Communal violence continued in Delhi.
Refugees demanded revenge.
Armed mobs attacked Muslims.

Gandhi fasted again:

  • For Hindu-Muslim harmony
  • For protection of Delhi’s Muslims
  • For peace between India and Pakistan

A peace agreement was signed by:

  • Hindus
  • Muslims
  • Sikhs
  • Government representatives

Gandhi broke his fast only after a written pledge of peace.


ASSASSINATION OF GANDHI (30 JANUARY 1948)

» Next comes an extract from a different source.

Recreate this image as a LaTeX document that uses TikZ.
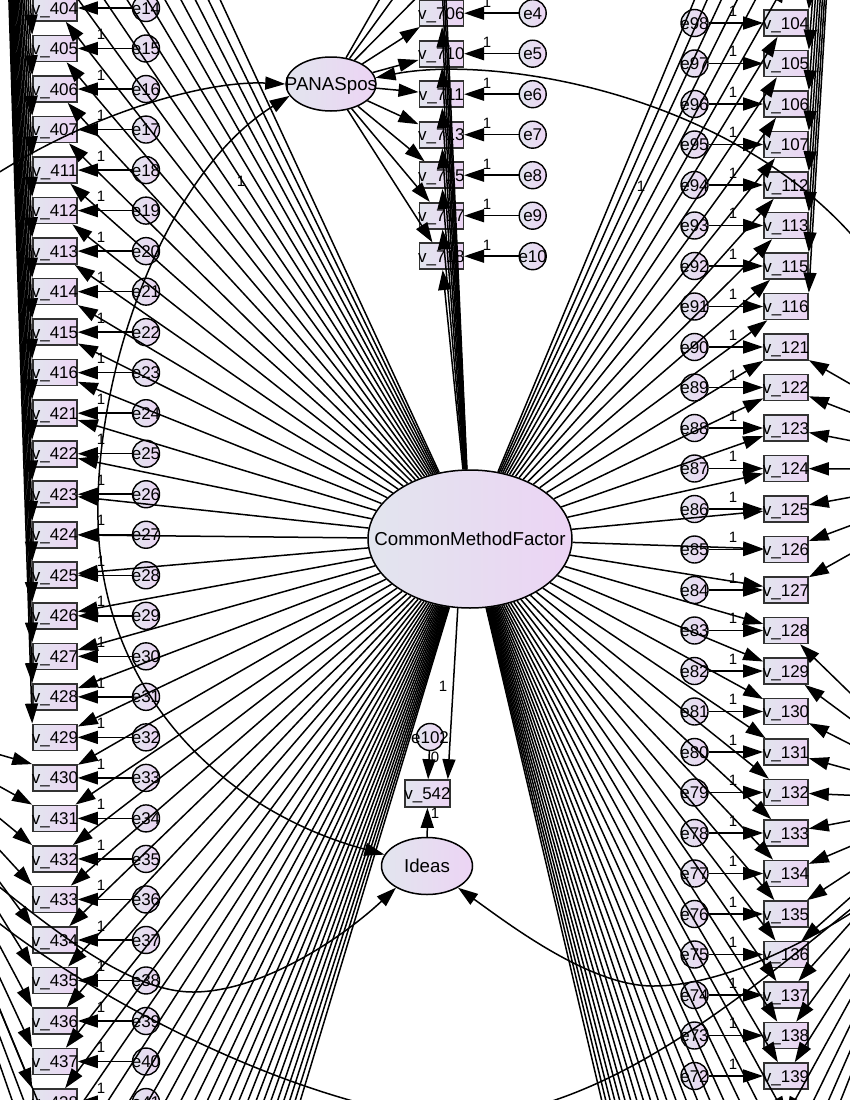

On 30 January 1948, Gandhi was walking for his daily prayer meeting at Birla House, Delhi.
He was shot by Nathuram Godse, a Hindu extremist who accused Gandhi of:

  • Favoring Muslims
  • Weakening Hindus
  • Opposing Partition militancy

His last words were:

“Hey Ram.”

Gandhi’s death shocked the world.

Einstein said:

“Generations to come will scarce believe that such a one as this ever walked on this earth.”


GANDHI’S LEGACY

1. Moral Leadership

He transformed:

  • Politics → into an ethical movement
  • Nationalism → into a mass faith

2. Method of Non-violence

Inspired:

  • Martin Luther King Jr.
  • Nelson Mandela
  • Dalai Lama
  • Aung San Suu Kyi

3. Mass Mobilization

Gandhi made:

  • Villagers
  • Peasants
  • Women
  • Students
  • Harijans

active participants in national politics.

4. Social Revolution

Gandhi challenged:

  • Untouchability
  • Alcohol consumption
  • Caste hierarchy
  • Gender inequality

5. Economic Philosophy

  • Self-reliance
  • Khadi
  • Trusteeship
  • Gram Swaraj

6. Democracy and Decentralization

Gandhi laid the foundation for:

  • Panchayati Raj
  • Cooperative movements

7. Critiques of Gandhi

Historians differ:

  • Some say he slowed revolution
  • Some say he prevented partition
  • Some say he facilitated it
  • Some say he was too idealistic
    Yet all agree:

Gandhi changed Indian history more than any other single leader.


HISTORIOGRAPHY OF GANDHI

Nationalist Historians

  • See him as the father of the mass movement
  • Attribute freedom to his leadership

Leftist/Marxist Historians

  • Criticize his compromises
  • Emphasize economic contradictions

Subaltern Historians

  • Focus on the voice of the masses
  • Gandhi seen as mediator, not controller

International Scholars

  • Consider him a global symbol of non-violence

Ambedkarite View

  • Gandhi failed to abolish caste
  • His reforms did not empower Dalits fully

Modern Evaluation

Despite debates:

  • Gandhi’s contribution remains unparalleled
  • He reshaped India’s political and moral landscape

FINAL CONCLUSION (FOR EXAMS)

Mahatma Gandhi stands as:

  • The moral centre of the Indian freedom struggle
  • The architect of non-violent mass movements
  • The bridge between India’s villages and its national politics
  • A social reformer, philosopher, and spiritual activist

From Champaran to Quit India, his campaigns:

  • United millions
  • Shattered the myth of British invincibility
  • Created new political culture
  • Ensured freedom through peace, not violence

His death ended a chapter but started a legacy that continues worldwide.